Rogers et al v. Gurbir Grewal et al is a case from New Jersey that is a challenge to the state’s may-issue concealed carry law. It is currently on appeal to the Supreme Court seeking a writ of certiorari after the Third Circuit said New Jersey’s law met intermediate scrutiny.
In late January, the attorneys for New Jersey filed a waiver saying they didn’t intended to file a response to the petition for a writ of certiorari by Thomas Rogers and the New Jersey Association of Rifle and Pistol Clubs. This could be taken as a sign that New Jersey fully expected the Supreme Court to summarily deny the petition for a writ of certiorari.
As Guns.com reported earlier today, the Supreme Court has now issued an order requiring New Jersey to file a response by March 21st.

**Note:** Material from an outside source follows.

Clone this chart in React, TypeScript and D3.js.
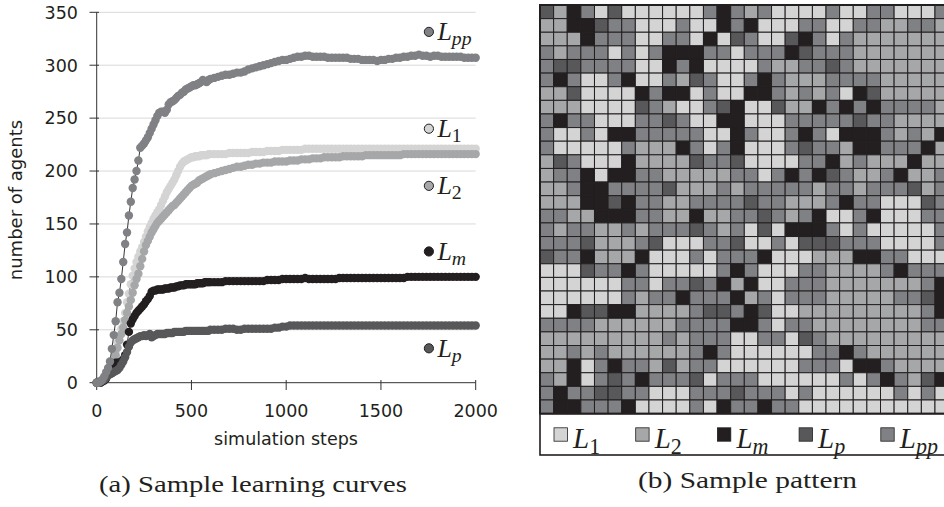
import React from 'react';
import * as d3 from 'd3';

// sampling steps of the learning curves
const steps: number[] = [...d3.range(0, 600, 10), ...d3.range(600, 2001, 20)];

const seriesL1 = [
  0, 0, 1, 2, 4, 6, 9, 12, 16, 22,
  30, 38, 44, 51, 58, 66, 76, 84, 93, 101,
  108, 114, 119, 124, 128, 133, 138, 143, 147, 151,
  155, 158, 161, 164, 168, 172, 176, 180, 183, 186,
  189, 192, 196, 200, 204, 207, 209, 210, 211, 212,
  213, 213, 214, 214, 214, 215, 215, 215, 215, 216,
  216, 216, 216, 216, 216, 217, 217, 217, 217, 217,
  217, 218, 218, 218, 218, 219, 219, 219, 219, 220,
  220, 220, 220, 220, 220, 221, 221, 221, 221, 221,
  221, 221, 221, 221, 221, 221, 221, 221, 221, 221,
  221, 221, 221, 221, 221, 221, 221, 221, 221, 221,
  221, 221, 221, 221, 221, 221, 221, 221, 221, 221,
  221, 221, 221, 221, 221, 221, 221, 221, 221, 221, 221,
];

const seriesL2 = [
  0, 0, 1, 2, 4, 6, 8, 11, 15, 20,
  26, 33, 40, 46, 52, 59, 66, 72, 78, 85,
  92, 98, 103, 110, 117, 124, 130, 134, 138, 142,
  145, 148, 151, 153, 155, 157, 159, 161, 163, 165,
  167, 168, 170, 172, 174, 176, 178, 180, 182, 184,
  186, 187, 188, 189, 191, 192, 193, 194, 195, 196,
  197, 198, 199, 200, 201, 202, 203, 204, 204, 205,
  206, 206, 207, 207, 208, 208, 208, 209, 209, 209,
  209, 210, 210, 210, 211, 211, 211, 212, 212, 212,
  213, 213, 213, 213, 213, 214, 214, 214, 214, 214,
  214, 215, 215, 215, 215, 215, 215, 215, 215, 215,
  215, 216, 216, 216, 216, 216, 216, 216, 216, 216,
  216, 216, 216, 216, 216, 216, 216, 216, 216, 216, 216,
];

const seriesLm = [
  0, 0, 0, 1, 2, 4, 8, 12, 16, 18,
  19, 19, 19, 20, 22, 26, 36, 48, 56, 60,
  63, 66, 68, 70, 72, 74, 77, 79, 82, 86,
  87, 87, 88, 88, 88, 88, 89, 89, 89, 90,
  90, 90, 91, 91, 92, 92, 92, 93, 93, 93,
  93, 93, 93, 94, 94, 94, 94, 95, 95, 95,
  95, 95, 95, 95, 96, 96, 96, 96, 96, 96,
  96, 96, 96, 96, 96, 97, 97, 97, 97, 98,
  98, 98, 98, 98, 98, 99, 98, 98, 98, 98,
  98, 98, 98, 98, 99, 99, 99, 99, 99, 99,
  99, 99, 99, 99, 99, 99, 99, 99, 99, 99,
  99, 99, 100, 100, 100, 100, 100, 100, 100, 100,
  100, 100, 100, 100, 100, 100, 100, 100, 100, 100, 100,
];

const seriesLp = [
  0, 1, 1, 2, 3, 5, 7, 8, 9, 10,
  11, 12, 14, 17, 20, 24, 29, 34, 38, 40,
  41, 42, 43, 44, 44, 45, 44, 45, 46, 43,
  44, 45, 46, 46, 46, 46, 46, 47, 47, 47,
  47, 48, 48, 48, 48, 48, 48, 49, 49, 49,
  49, 49, 49, 49, 49, 49, 49, 49, 49, 49,
  50, 50, 50, 50, 51, 51, 51, 50, 50, 51,
  51, 51, 51, 51, 51, 51, 51, 52, 52, 53,
  53, 54, 54, 54, 54, 54, 54, 54, 54, 54,
  54, 54, 54, 54, 54, 54, 54, 54, 54, 54,
  54, 54, 54, 54, 54, 54, 54, 54, 54, 54,
  54, 54, 54, 54, 54, 54, 54, 54, 54, 54,
  54, 54, 54, 54, 54, 54, 54, 54, 54, 54, 54,
];

const seriesLpp = [
  0, 0, 1, 3, 6, 10, 14, 20, 32, 45,
  58, 76, 85, 98, 114, 131, 142, 158, 171, 184,
  192, 200, 210, 222, 224, 226, 229, 232, 236, 240,
  244, 248, 252, 255, 256, 256, 255, 258, 263, 265,
  266, 267, 269, 271, 272, 274, 275, 277, 278, 279,
  280, 281, 281, 282, 283, 284, 286, 285, 284, 286,
  287, 288, 289, 290, 291, 291, 292, 293, 293, 294,
  296, 297, 298, 299, 300, 301, 302, 303, 304, 305,
  305, 306, 307, 308, 308, 309, 309, 308, 308, 308,
  308, 307, 307, 307, 307, 307, 307, 306, 306, 306,
  305, 305, 305, 305, 304, 305, 305, 306, 306, 307,
  307, 308, 308, 309, 309, 310, 309, 309, 308, 309,
  309, 308, 308, 308, 308, 308, 308, 307, 307, 307, 307,
];

const seriesKeys = ['L1', 'L2', 'Lm', 'Lp', 'Lpp'];
const seriesSub = ['1', '2', 'm', 'p', 'pp'];
const seriesValues = [seriesL1, seriesL2, seriesLm, seriesLp, seriesLpp];
const seriesColors = ['#d4d4d5', '#a6a7a9', '#231f20', '#58585a', '#808184'];
// label anchor positions (in axis units) of the labels next to the curves
const labelAtY = [240, 186, 124, 32.5, 331.5];
const labelAtX = 1753;

const yTicks = [0, 50, 100, 150, 200, 250, 300, 350];
const xTicks = [0, 500, 1000, 1500, 2000];

// sample pattern: W=L1, A=L2, K=Lm, D=Lp, M=Lpp
const patternRows = [
  'DAKMWDWWWWWWMKMAMWWWWMWWMMWWWM',
  'AAKKDMMWWWMWWKMKWWWMMWWMMAAMMA',
  'AAAKMMMWWMMWKWDMWWDKMWMAAAAAAA',
  'MAMMMWMWMKKKMMWMMMKDMMMAAAAAAA',
  'MDDMMMMWWKMKWWWWMAAMMDMAAAAAAA',
  'MKMWWMKWWMADMWWMKMAAAMMMMAAAAA',
  'AADWWWWKMKKWMWWKKMAMAMWKDAAAAA',
  'AAAWWWWDMAWWMDKWWDAAKMKMKMMMMA',
  'MKMMWWWMMDMWWKKWWWMMMMMDMMAAAA',
  'MWWMWKKMMMMMWWKMWWMKMWKKKMAMAK',
  'MWWWWWMAAAKMWMKWWWMDMMAKKMMMKA',
  'ADMWWWKAAAADMMDWWWWMMKAMAAAKAA',
  'AMMKWKKMMAAAAAMMWMKMKDMAAMKAAM',
  'AAMKKMMMMDAAAMAMMMMMAMMAMMMDAM',
  'AAAKKDKMMAAMMMMDMMAAAMKMMWWWDM',
  'MMAAKKKMMAAKAAMMDMAMKWWMKWWWMM',
  'MAMMAAMAMMMDMAMWDWKKKMWMWWWWWM',
  'MMMDAAAMDWWWMMDWWMWDDDMMMWWWWM',
  'DMMKAAAKWWWMWMMMKWWWAAAKKMMWWW',
  'WWWDMMKMWWWWWMKMWWWMMAAAAMKMMM',
  'WWWWWWMMWMMDMKAKWWMMMAAAAAAAMK',
  'WWWWWWMAMMKMMMKAMWMMMAAAAAMMDK',
  'WWKDDKKAAAAMDDMKDWWAAAAAAAAAMK',
  'MMMMAAAAAAMMMMKKMWMMAAAAAAAAMM',
  'AAAAAAAAAMAMMMWWMMWDMAAAAAAAAA',
  'AAMAMAAAAAAMKMWWWWWWMMKMAAAAAA',
  'AAKWMKMMADAMMWWWWWWMMMWKKMAAAA',
  'MAKWMDMKMMMDWMMMWWWWWWMWMKMADK',
  'MKMMDDMMWWWMMMDMMMWMWWWWWWMWMW',
  'MKKMMMKWWWWMWKMMKMMWWWWWWWWWWW',
];
const patternCode = ['W', 'A', 'K', 'D', 'M'];

const INK = '#231f20';

function Label({ x, y, sub, size }: { x: number; y: number; sub: string; size: number }) {
  const numeric = /^[0-9]+$/.test(sub);
  return (
    <text x={x} y={y} fontFamily="'Liberation Serif', serif" fontSize={size} fill={INK}>
      <tspan fontStyle="italic">L</tspan>
      <tspan fontStyle={numeric ? 'normal' : 'italic'} fontSize={size * 0.76} dy={size * 0.2}>
        {sub}
      </tspan>
    </text>
  );
}

export default function App() {
  const x = d3.scaleLinear().domain([0, 2000]).range([96.7, 475.7]);
  const y = d3.scaleLinear().domain([0, 350]).range([382.7, 12.3]);
  const line = d3
    .line<number>()
    .x((_, i) => x(steps[i]))
    .y((d) => y(d));

  const nCols = patternRows[0].length;
  const nRows = patternRows.length;
  const cx = d3.scaleBand<number>().domain(d3.range(nCols)).range([540, 948.6]);
  const cy = d3.scaleBand<number>().domain(d3.range(nRows)).range([5, 413.6]);
  const cellColor = (ch: string) => seriesColors[patternCode.indexOf(ch)];

  const legendX = d3.scaleBand<number>().domain(d3.range(5)).range([554, 962.5]);

  return (
    <svg
      width={944}
      height={507}
      style={{ position: 'absolute', left: 0, top: 0, background: '#fff' }}
    >
      <rect x={0} y={0} width={944} height={507} fill="#fff" />
      {/* ---------- (a) learning curves ---------- */}
      <g>
        {yTicks.slice(1).map((t) => (
          <line key={'g' + t} x1={x(0)} x2={x(2000)} y1={y(t)} y2={y(t)} stroke="#d9d9d9" strokeWidth={1} />
        ))}
        <line x1={x(0)} x2={x(0)} y1={y(350)} y2={y(0)} stroke="#333" strokeWidth={1} />
        <line x1={x(0)} x2={x(2000)} y1={y(0)} y2={y(0)} stroke="#333" strokeWidth={1} />
        {yTicks.map((t) => (
          <g key={'y' + t}>
            <line x1={89.5} x2={99} y1={y(t)} y2={y(t)} stroke="#333" strokeWidth={1} />
            <text
              x={78}
              y={y(t) + 6.3}
              textAnchor="end"
              fontFamily="'DejaVu Sans', sans-serif"
              fontSize={17.5}
              fill={INK}
            >
              {t}
            </text>
          </g>
        ))}
        {xTicks.map((t) => (
          <g key={'x' + t}>
            <line x1={x(t)} x2={x(t)} y1={380} y2={390} stroke="#333" strokeWidth={1} />
            <text
              x={x(t)}
              y={416.7}
              textAnchor="middle"
              fontFamily="'DejaVu Sans', sans-serif"
              fontSize={17.5}
              fill={INK}
            >
              {t}
            </text>
          </g>
        ))}
        <text
          x={286}
          y={445}
          textAnchor="middle"
          fontFamily="'DejaVu Sans', sans-serif"
          fontSize={17.5}
          fill={INK}
        >
          simulation steps
        </text>
        <text
          transform="translate(22,200) rotate(-90)"
          textAnchor="middle"
          fontFamily="'DejaVu Sans', sans-serif"
          fontSize={18}
          fill={INK}
        >
          number of agents
        </text>

        {seriesValues.map((vals, si) => (
          <g key={'s' + si}>
            <path d={line(vals) || ''} fill="none" stroke={INK} strokeWidth={0.9} />
            {vals.map((v, i) => (
              <circle key={i} cx={x(steps[i])} cy={y(v)} r={4.2} fill={seriesColors[si]} />
            ))}
          </g>
        ))}

        {seriesKeys.map((k, si) => (
          <g key={'lab' + k}>
            <circle
              cx={x(labelAtX)}
              cy={y(labelAtY[si])}
              r={4.6}
              fill={seriesColors[si]}
              stroke={INK}
              strokeWidth={1}
            />
            <Label x={x(labelAtX) + 8.5} y={y(labelAtY[si]) + 8.3} sub={seriesSub[si]} size={26} />
          </g>
        ))}

        <text
          x={99}
          y={492}
          fontFamily="'Liberation Serif', serif"
          fontSize={23}
          textLength={308}
          lengthAdjust="spacingAndGlyphs"
          fill={INK}
        >
          (a) Sample learning curves
        </text>
      </g>

      {/* ---------- (b) sample pattern ---------- */}
      <g>
        <rect x={540} y={413.6} width={410} height={41.4} fill="#fff" stroke={INK} strokeWidth={1.6} />
        {patternRows.map((row, r) =>
          row.split('').map((ch, c) => (
            <rect
              key={r + '-' + c}
              x={cx(c)}
              y={cy(r)}
              width={cx.bandwidth()}
              height={cy.bandwidth()}
              fill={cellColor(ch)}
              stroke={INK}
              strokeWidth={1}
            />
          ))
        )}
        <rect x={540} y={5} width={408.6} height={408.6} fill="none" stroke={INK} strokeWidth={2} />

        {seriesKeys.map((k, si) => (
          <g key={'leg' + k}>
            <rect
              x={legendX(si)}
              y={427.8}
              width={13.4}
              height={13.4}
              fill={seriesColors[si]}
              stroke={INK}
              strokeWidth={0.8}
            />
            <Label x={(legendX(si) as number) + 19} y={447.7} sub={seriesSub[si]} size={29} />
          </g>
        ))}

        <text
          x={638}
          y={488}
          fontFamily="'Liberation Serif', serif"
          fontSize={23}
          textLength={219}
          lengthAdjust="spacingAndGlyphs"
          fill={INK}
        >
          (b) Sample pattern
        </text>
      </g>
    </svg>
  );
}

The Association of New Jersey Rifle and Pistol Clubs issued a release yesterday that said, in part:
Today, the U.S. Supreme Court required the State of New Jersey to file a brief in response to ANJRPC’s petition asking the High Court to hear its challenge to NJ’s carry laws. Under the Supreme Court’s order, the State of New Jersey is required to file papers by March 21, arguing why the High Court should not agree to hear ANJRPC’s appeal. NJ had previously ignored the appeal.
While the move is not a guarantee that the Supreme Court will agree to hear the appeal, the fact that the court is requiring NJ to take a position on ANJRPC’s request is significant, and signals that the court is not willing to take any action without first hearing from both sides.

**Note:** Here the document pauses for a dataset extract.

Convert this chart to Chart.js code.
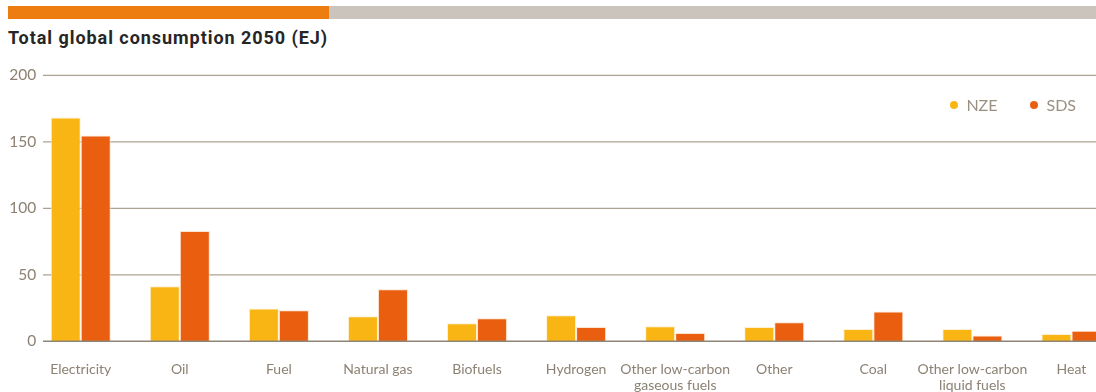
<!DOCTYPE html>
<html>
<head>
<meta charset="utf-8">
<title>Total global consumption 2050</title>
<script src="https://cdn.jsdelivr.net/npm/chart.js@4.4.1/dist/chart.umd.min.js"></script>
<style>
  html, body { margin: 0; padding: 0; background: #fff; overflow: hidden; }
  body { width: 1096px; height: 392px; position: relative; }
  .topbar { position: absolute; left: 8px; right: 0; top: 6px; height: 13px; background: #cbc4bc; }
  .topbar span { display: block; width: 321px; height: 100%; background: #ee7d11; }
  h1 { position: absolute; left: 8px; top: 29px; margin: 0; font: 700 18px/18px Roboto, sans-serif; letter-spacing: 0.95px;
       color: #262626; white-space: nowrap; }
  .wrap { position: absolute; left: 0; top: 0; width: 1121px; height: 392px; }
  #legend { position: absolute; top: 96px; right: 20px; margin: 0; padding: 0; list-style: none; display: flex;
            font: 16px/18px Lato, sans-serif; color: #9a8f80; }
  #legend li { display: flex; align-items: center; margin-left: 33px; }
  #legend .dot { width: 8px; height: 8px; border-radius: 50%; margin-right: 8px; }
</style>
</head>
<body>
<div class="topbar"><span></span></div>
<h1>Total global consumption 2050 (EJ)</h1>
<div class="wrap"><canvas id="chart"></canvas></div>
<ul id="legend"></ul>
<script>
const categories = ['Electricity', 'Oil', 'Fuel', 'Natural gas', 'Biofuels', 'Hydrogen',
  ['Other low-carbon', 'gaseous fuels'], 'Other', 'Coal', ['Other low-carbon', 'liquid fuels'], 'Heat'];
const nzeValues = [168.2, 41.4, 24.6, 18.8, 13.6, 19.5, 11.3, 10.8, 9.3, 9.3, 5.4];
const sdsValues = [154.7, 82.9, 23.3, 39.2, 17.4, 10.8, 6.2, 14.4, 22.4, 4.4, 8.0];
const yTicks = [0, 50, 100, 150, 200];

const labelColor = '#8c8173';

// horizontal rules, starting a little right of the tick labels
const gridLines = {
  id: 'gridLines',
  beforeDatasetsDraw(chart) {
    const { ctx, scales: { y } } = chart;
    ctx.save();
    ctx.strokeStyle = '#aca292';
    ctx.lineWidth = 1.2;
    y.ticks.forEach(t => {
      if (t.value === 0) return;
      const py = y.getPixelForValue(t.value);
      ctx.beginPath();
      ctx.moveTo(43, py);
      ctx.lineTo(chart.width, py);
      ctx.stroke();
    });
    ctx.restore();
  },
  afterDatasetsDraw(chart) {
    const { ctx, scales: { y } } = chart;
    const py = y.getPixelForValue(0);
    ctx.save();
    ctx.strokeStyle = '#8f8574';
    ctx.lineWidth = 1.6;
    ctx.beginPath();
    ctx.moveTo(43, py);
    ctx.lineTo(chart.width, py);
    ctx.stroke();
    ctx.restore();
  }
};

const chart = new Chart(document.getElementById('chart'), {
  type: 'bar',
  data: {
    labels: categories,
    datasets: [
      { label: 'NZE', data: nzeValues, backgroundColor: '#f8b514', borderColor: 'rgba(255,238,205,0.9)', borderWidth: 1 },
      { label: 'SDS', data: sdsValues, backgroundColor: '#e95e0f', borderColor: 'rgba(255,225,200,0.9)', borderWidth: 1 }
    ]
  },
  options: {
    responsive: true,
    maintainAspectRatio: false,
    animation: false,
    layout: { padding: { top: 75.3, left: 0, right: 0, bottom: 0 } },
    datasets: { bar: { categoryPercentage: 0.606, barPercentage: 1.0 } },
    plugins: { legend: { display: false }, tooltip: { enabled: false } },
    scales: {
      x: {
        grid: { display: false, drawTicks: false },
        border: { display: false },
        ticks: { color: labelColor, font: { family: 'Lato', size: 14, lineHeight: 1.15 }, padding: 20, maxRotation: 0, autoSkip: false },
        afterFit(s) { s.height = 50.7; }
      },
      y: {
        min: 0,
        max: 200,
        grid: { display: false, drawTicks: false },
        border: { display: false },
        afterBuildTicks(s) { s.ticks = yTicks.map(v => ({ value: v })); },
        // mirrored so the labels are not clipped to the narrow axis box; 'far' keeps them right-aligned
        ticks: { color: labelColor, font: { family: 'Lato', size: 15.5 }, mirror: true, crossAlign: 'far', padding: -22 },
        afterFit(s) { s.width = 31.2; }
      }
    }
  },
  plugins: [gridLines]
});

// legend built from the datasets
const legendEl = document.getElementById('legend');
chart.data.datasets.forEach(ds => {
  const li = document.createElement('li');
  const dot = document.createElement('span');
  dot.className = 'dot';
  dot.style.background = ds.backgroundColor;
  li.appendChild(dot);
  li.appendChild(document.createTextNode(ds.label));
  legendEl.appendChild(li);
});
</script>
</body>
</html>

The case has attracted a number of amicus briefs on behalf of Rogers and ANJRPC. These include briefs from the National African American Gun Association, a number of law enforcement groups and state gun associations, the Second Amendment Foundation, the National Rifle Association, and the American Civil Rights Union. There is also an amicus brief in support of Rogers from the attorney generals and governors of 24 states which was organized by Arizona Attorney General Mark Brnovich.
As the petition for the writ notes, Mr. Rogers met all the requirements for a carry permit from the state of New Jersey with the exception of showing a direct threat to his life. He has been robbed at gun point and manages an ATM service company which, by definition, involves large amounts of cash. Police in Wall Township, NJ agreed he met the training eligibility requirements but “he failed to show Justifiable Need.”
One can only hope that this move by the Supreme Court is a positive sign and that they will finally take up a carry case. This is especially true as there are diverging opinions between the circuits as well as a divergence in the proper level of scrutiny.